Being in the Wrong Body: Feeling the Pain of Gender Dysphoria
Imagine that from the earliest you can remember you knew you were different. You wanted to play with toys that children of the other sex played with. You feel wrong in your clothes and the way you are stereotyped. Worse still you live in fear of being caught, ridiculed or beaten up; you quickly learn how to behave and live a fake life.
As you struggle through school you start to experience, with impending horror and disgust, the development of your body because it feels wrong. It may be a case that you never came out and the pressure of living a lie in your adult life becomes too much; the kids leave home and your situation becomes desperate.
Some people don’t have to imagine: this is their life journey.
Gender dysphoria is the tragically misunderstood ‘condition’ of being born with a gender that is the opposite of your physical sex; being a male born into a female’s body or vice versa. Once thought of as a social ‘choice’, it is now widely accepted to have biological origins rooted in the action of hormones during the crucial sex differentiation stages of foetal development.

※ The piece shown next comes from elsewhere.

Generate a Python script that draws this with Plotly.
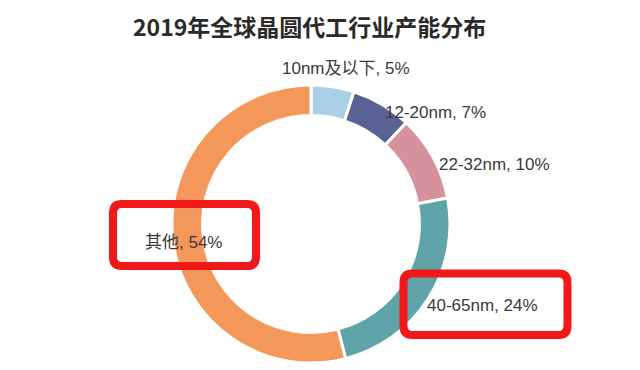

Treatment may involve gender reassignment surgery, but there is much work to do before making any decisions about whether to move forward or to stay where you are and work on becoming more comfortable with yourself. For a start, gender dysphoria must be carefully diagnosed and other possibilities eliminated. If assimilation to your gender is desired then hormone therapy may be gradually introduced alongside counselling. Due to the incredible bravery needed to seek treatment, or even to open up and talk about your situation, those who seek support via counselling or group therapy are sadly in a minority. The majority struggle with their feelings in isolation; we lose some to suicide and others stay quiet and suffer. It is the fortunate few who feel able to seek help.